Friday, January 21, 2011

The anxiety is here....

I have been out of school for over a month now.  A few of those weeks were spent at home totally loving it, but now that I'm back in St Louis, it has actually been kind of hard.  It's not that I want to go back to school, but I can only do so many dishes before I want to be back at work!  I have had some good news on that front.  My background check for SLU is currently being processed so that I can get my job back at the Psych Services Center, and I just heard yesterday that I got a part-time job at Chestnut Health Systems.  I am so excited about this!  I will be there every Sat and Sun from 7:30am-3:30pm, and it's about a 40 min drive, so there will be some early mornings, but I'll be at a residential treatment facility for teenage boys with chemical dependencies.  It will be a really good experience that will help me to verify that I do want to research addiction treatments while in grad school.
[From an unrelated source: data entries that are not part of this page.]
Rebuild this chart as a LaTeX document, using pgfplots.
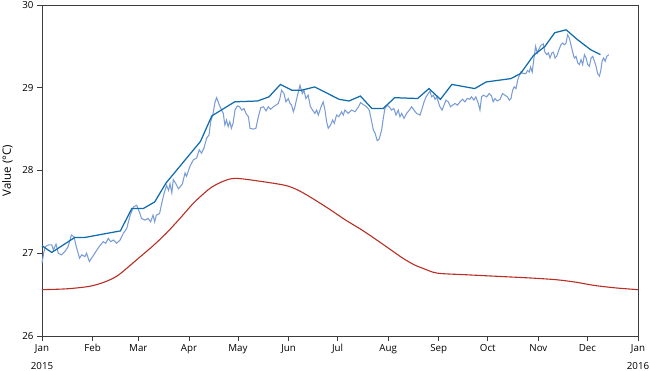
\documentclass[border=0pt]{standalone}
\usepackage{pgfplots}
\pgfplotsset{compat=1.18}
\usepackage{fontspec}
\setmainfont{Open Sans}
\definecolor{dblue}{RGB}{16,108,172}
\definecolor{lblue}{RGB}{122,156,214}
\definecolor{dred}{RGB}{182,46,36}
\definecolor{axgray}{RGB}{60,60,60}
\begin{document}
\begin{tikzpicture}
\begin{axis}[name=ax, scale only axis, width=596bp, height=331bp,
 xmin=0, xmax=365, ymin=26, ymax=30,
 xtick={0,31,59,90,120,151,181,212,243,273,304,334,365},
 xticklabels={{Jan\\[7bp]2015},Feb,Mar,Apr,May,Jun,Jul,Aug,Sep,Oct,Nov,Dec,{Jan\\[7bp]2016}},
 xticklabel style={align=center, font=\fontsize{9.8}{11}\selectfont, anchor=north},
 ytick={26,27,28,29,30},
 yticklabel style={font=\fontsize{9.8}{11}\selectfont},
 tick align=outside, xtick pos=bottom, ytick pos=left, major tick length=5bp,
 axis line style={draw=axgray, line width=0.8pt},
 every tick/.style={axgray, line width=0.8pt},
 ylabel={Value (°C)},
 ylabel style={font=\fontsize{11.5}{13}\selectfont, at={(axis description cs:-0.0579,0.5)}, anchor=center},
 /pgf/number format/assume math mode=true,
 clip=false,
]
\addplot[dred, line width=1.1pt, smooth, tension=0.5] coordinates {
(0,26.56) (15,26.57) (29,26.60) (38,26.65) (45.6,26.72) (52,26.82) (59.7,26.95) (68,27.09) (76,27.24) (84,27.41) (92.5,27.60) (99,27.72) (104,27.80) (111,27.87) (118,27.905) (130,27.88) (149,27.82) (158,27.75) (167.5,27.64) (177,27.52) (186,27.40) (196,27.28) (205,27.16) (213,27.05) (221,26.94) (228,26.86) (233,26.82) (242,26.76) (260,26.74) (280,26.72) (300,26.70) (315,26.68) (327,26.65) (338.6,26.61) (352,26.58) (365,26.56)
};
\addplot[lblue, line width=1.05pt] coordinates {
(0,26.88) (1,27.00) (2,27.08) (4,27.10) (6,27.10) (7,27.04) (8.6,27.11) (10,27.00) (12,26.98) (14,27.02) (16,27.08) (18,27.22) (19.6,27.20) (21,27.08) (23,26.94) (24.3,26.98) (26.3,26.96) (27.3,27.00) (29,26.90) (31,26.96) (33,27.02) (35,27.08) (37.5,27.14) (39,27.12) (40.6,27.18) (42,27.14) (43.7,27.16) (45.7,27.12) (47.8,27.16) (49.8,27.24) (51.9,27.30) (54,27.46) (56,27.56) (58,27.58) (59.6,27.50) (61,27.42) (63,27.40) (65,27.42) (66.5,27.38) (68,27.46) (69,27.38) (70,27.46) (72,27.48) (73.3,27.60) (74.7,27.72) (76.3,27.82) (77.5,27.76) (78.4,27.84) (79.5,27.73) (80.4,27.89) (82,27.84) (83.5,27.78) (84.5,27.80) (86,27.84) (87.6,27.97) (88.5,27.93) (90.6,28.05) (92.7,28.13) (94.7,28.15) (96.3,28.25) (97.7,28.21) (99.2,28.27) (100.8,28.39) (102.3,28.43) (103.3,28.59) (104.6,28.67) (106,28.83) (107,28.88) (108.6,28.79) (110,28.73) (111,28.69) (112,28.55) (113,28.61) (114,28.53) (115,28.59) (116,28.51) (117,28.57) (118.2,28.73) (119.6,28.78) (121,28.77) (122.3,28.73) (123.7,28.75) (124.9,28.69) (126.4,28.65) (127.4,28.51) (129.4,28.50) (131,28.51) (132.5,28.65) (134,28.76) (135.6,28.77) (137.2,28.72) (138.6,28.77) (140,28.74) (141.7,28.77) (143.3,28.79) (144.7,28.81) (145.7,28.87) (146.7,28.97) (148.2,28.93) (149.4,28.83) (150.8,28.87) (151.9,28.81) (152.9,28.79) (153.9,28.71) (154.9,28.77) (156,28.87) (158,29.03) (159.4,28.93) (160.4,28.97) (161.6,28.87) (163,28.91) (164.4,28.77) (165.7,28.73) (167.1,28.69) (168.2,28.73) (169.2,28.67) (170.9,28.77) (172.2,28.83) (173.3,28.73) (174.3,28.59) (175.3,28.51) (176.7,28.55) (178,28.61) (179,28.57) (180.4,28.67) (181.8,28.65) (183.5,28.71) (184.5,28.67) (185.5,28.73) (187.6,28.69) (189.6,28.73) (191.7,28.71) (193.8,28.77) (195.1,28.82) (197.2,28.79) (198.8,28.77) (200.4,28.73) (201.9,28.59) (202.9,28.49) (204,28.45) (205.3,28.36) (206.5,28.38) (208,28.49) (209,28.63) (210,28.75) (211.4,28.79) (212.6,28.77) (214.1,28.73) (215.5,28.75) (216.8,28.67) (218.2,28.73) (219.2,28.65) (220.3,28.69) (221.7,28.63) (223.3,28.69) (225,28.73) (226.4,28.77) (227.8,28.73) (229.4,28.69) (231.5,28.67) (232.5,28.73) (234,28.83) (235.2,28.89) (236.6,28.93) (237.6,28.96) (238.6,28.89) (239.7,28.91) (240.7,28.86) (241.7,28.89) (242.7,28.83) (243.7,28.77) (245,28.73) (246.2,28.79) (247.4,28.85) (248.8,28.83) (250.2,28.77) (251.4,28.79) (253,28.81) (254.4,28.79) (256,28.83) (257.6,28.86) (259,28.83) (260.4,28.87) (262,28.86) (263,28.89) (264.5,28.85) (265.7,28.89) (267.2,28.81) (268.2,28.73) (269.2,28.89) (270.3,28.91) (272.3,28.89) (273.9,28.93) (275.3,28.90) (276.3,28.83) (277.4,28.87) (278.8,28.84) (280.5,28.86) (282,28.93) (283.5,28.91) (285,28.89) (286.2,28.85) (287.2,28.87) (288.2,28.97) (289.2,29.01) (290.3,28.99) (291.3,29.09) (292.3,29.15) (293.3,29.19) (294.7,29.17) (296.3,29.17) (297.4,29.21) (298.4,29.19) (299.2,29.25) (300.2,29.19) (301.3,29.36) (302.3,29.50) (303.3,29.42) (304.4,29.47) (305.4,29.51) (307,29.53) (308,29.43) (309.1,29.40) (310.1,29.42) (311.1,29.36) (312.2,29.42) (313.2,29.43) (314.2,29.36) (315.2,29.38) (316.6,29.46) (317.8,29.52) (318.8,29.54) (319.9,29.52) (320.9,29.54) (321.9,29.64) (322.9,29.60) (323.9,29.52) (325,29.43) (326,29.36) (327,29.38) (328.1,29.30) (329.1,29.28) (330.1,29.34) (331.1,29.28) (332.2,29.40) (333.2,29.36) (334.2,29.28) (335.2,29.26) (336.3,29.36) (337.3,29.38) (338.3,29.32) (339.3,29.26) (340.3,29.17) (341.4,29.14) (342.2,29.21) (343,29.32) (343.9,29.36) (344.9,29.32) (345.9,29.38) (347.1,29.40)
};
\addplot[dblue, line width=1.25pt] coordinates {
(0,27.09) (6,27.01) (20,27.19) (26,27.19) (48,27.27) (55,27.54) (62,27.54) (69,27.62) (76,27.85) (97,28.35) (104,28.66) (118,28.83) (132,28.84) (139,28.89) (146,29.04) (153,28.97) (159,28.97) (167,29.01) (182,28.86) (188,28.84) (195,28.90) (202,28.75) (209,28.75) (216,28.88) (230,28.87) (237,28.99) (244,28.86) (251,29.04) (265,28.99) (272,29.07) (287,29.11) (293,29.17) (301,29.39) (308,29.50) (314,29.665) (321,29.70) (328,29.58) (336,29.46) (342,29.40)
};
\end{axis}
\pgfresetboundingbox
\path[use as bounding box] ([shift={(-42bp,-35bp)}]ax.south west) rectangle ([shift={(12bp,5bp)}]ax.north east);
\end{tikzpicture}
\end{document}
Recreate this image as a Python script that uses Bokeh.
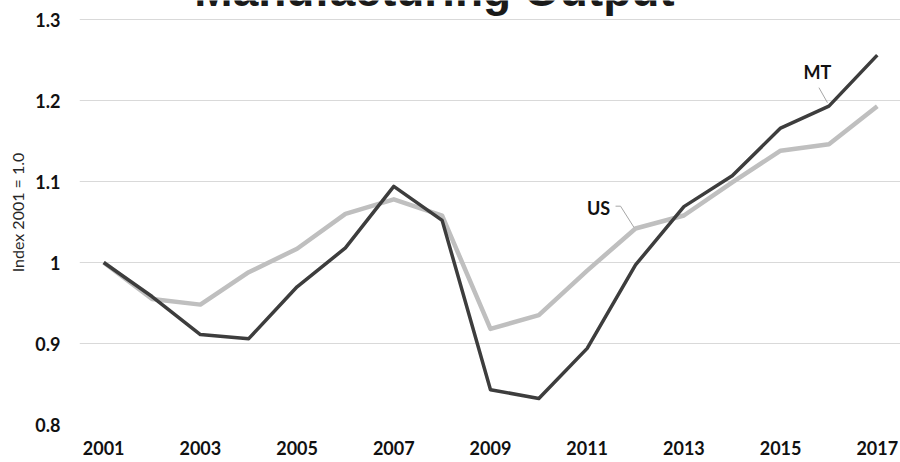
from bokeh.plotting import figure
from bokeh.models import Range1d, FixedTicker
from bokeh.core.properties import value
from bokeh.embed import file_html
from bokeh.resources import INLINE

# ---- data ----
years = list(range(2001, 2018))
mt = [1.000, 0.958, 0.911, 0.906, 0.970, 1.018, 1.094, 1.052, 0.843, 0.832,
      0.894, 0.997, 1.069, 1.107, 1.166, 1.193, 1.256]
us = [1.000, 0.955, 0.948, 0.988, 1.017, 1.060, 1.078, 1.058, 0.918, 0.935,
      0.990, 1.042, 1.058, 1.099, 1.138, 1.146, 1.193]
y_ticks = [0.8, 0.9, 1.0, 1.1, 1.2, 1.3]
y_tick_labels = ["0.8", "0.9", "1", "1.1", "1.2", "1.3"]
x_ticks = list(range(2001, 2018, 2))
title_text = "Manufacturing Output"
y_title = "Index 2001 = 1.0"

W, H = 900, 462
BL, BB = 79, 38
GRID_TOP_PX = 19          # pixel row of the 1.3 gridline
X0, X1 = 2000.5, 2017.48
FRAME_H = H - BB
YPX = (FRAME_H - GRID_TOP_PX) / 0.5
Y0, Y1 = 0.8, 1.3 + GRID_TOP_PX / YPX
XPX = (W - BL) / (X1 - X0)

p = figure(width=W, height=H, output_backend="svg", toolbar_location=None,
           x_range=Range1d(X0, X1), y_range=Range1d(Y0, Y1),
           min_border_left=BL, min_border_right=0, min_border_top=0,
           min_border_bottom=BB)
p.outline_line_color = None
p.background_fill_color = "white"
p.border_fill_color = "white"

p.xgrid.grid_line_color = None
p.ygrid.grid_line_color = "#d9d9d9"
p.ygrid.grid_line_width = 1

p.yaxis.ticker = FixedTicker(ticks=y_ticks)
p.yaxis.major_label_overrides = {t: l for t, l in zip(y_ticks, y_tick_labels)}
p.xaxis.ticker = FixedTicker(ticks=x_ticks)
for ax in (p.xaxis, p.yaxis):
    ax.axis_line_color = None
    ax.major_tick_line_color = None
    ax.minor_tick_line_color = None
    ax.major_tick_in = 0
    ax.major_tick_out = 0
    ax.major_label_text_font = "Lato"
    ax.major_label_text_font_style = "bold"
    ax.major_label_text_font_size = "18px"
    ax.major_label_text_color = "#111111"
p.yaxis.major_label_standoff = 19
p.xaxis.major_label_standoff = 16
p.yaxis.axis_label = y_title
p.yaxis.axis_label_text_font = "Lato"
p.yaxis.axis_label_text_font_style = "normal"
p.yaxis.axis_label_text_font_size = "16px"
p.yaxis.axis_label_text_color = "#262626"
p.yaxis.axis_label_standoff = 5

p.line(years, us, line_color="#bfbfbf", line_width=4.5, line_join="round")
p.line(years, mt, line_color="#3d3d3d", line_width=3.5, line_join="round")

# MT label + leader (anchored to 2016 MT value)
i = years.index(2016)
p.line([years[i] - 10 / XPX, years[i] - 1.5 / XPX],
       [mt[i] + 18.5 / YPX, mt[i] + 3.5 / YPX],
       line_color="#a6a6a6", line_width=1)
p.text([years[i] - 11.6 / XPX], [mt[i] + 34 / YPX], text=["MT"],
       text_font=value("Lato"), text_font_style="bold", text_font_size="18px",
       text_color="#111111", text_align="center", text_baseline="middle")

# US label + leader (anchored to 2012 US value)
j = years.index(2012)
p.line([years[j] - 20 / XPX, years[j] - 15 / XPX, years[j] - 1.5 / XPX],
       [us[j] + 22.3 / YPX, us[j] + 22.3 / YPX, us[j] + 1 / YPX],
       line_color="#a6a6a6", line_width=1)
p.text([years[j] - 37 / XPX], [us[j] + 20.8 / YPX], text=["US"],
       text_font=value("Lato"), text_font_style="bold", text_font_size="18px",
       text_color="#111111", text_align="center", text_baseline="middle")

# Title: cropped at the top edge as in the reference (baseline ~7px from top)
p.text([X0 + (434 - BL) / XPX], [1.3 + (GRID_TOP_PX + 11) / YPX],
       text=[title_text], text_font=value("Liberation Sans"),
       text_font_style="bold", text_font_size="46px", text_color="#1a1a1a",
       text_align="center", text_baseline="middle")

open("out.html", "w").write(file_html(p, INLINE))
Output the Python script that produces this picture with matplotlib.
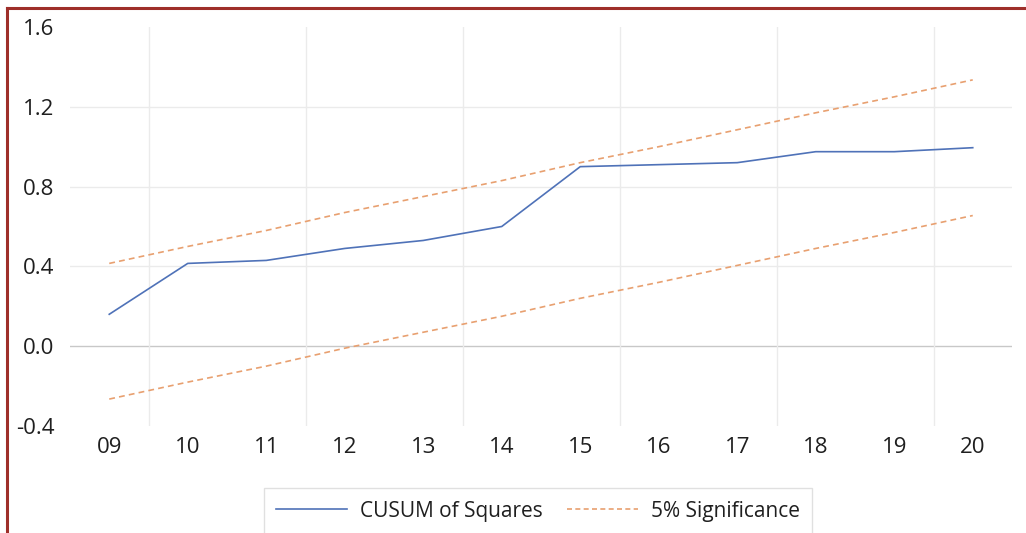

That is...if I get into grad school.  I'm trying to keep my spirits up, but my friend had his first interview the other day at a school that I also applied to.  I have yet to get my rejection letter from said school, so it just makes me uneasy to think how many other schools are doing their interviews without even bothering to let me know they aren't interested in me.  I knew that during this process I would get rejected, but it's just hard that my future is in so many other people's hands, and at this point, I really have no control over it.  It's a really scary feeling having no idea where I will be in 8 months.  I don't like it.

I hope I start hearing soon.  It's causing a lot of anxiety.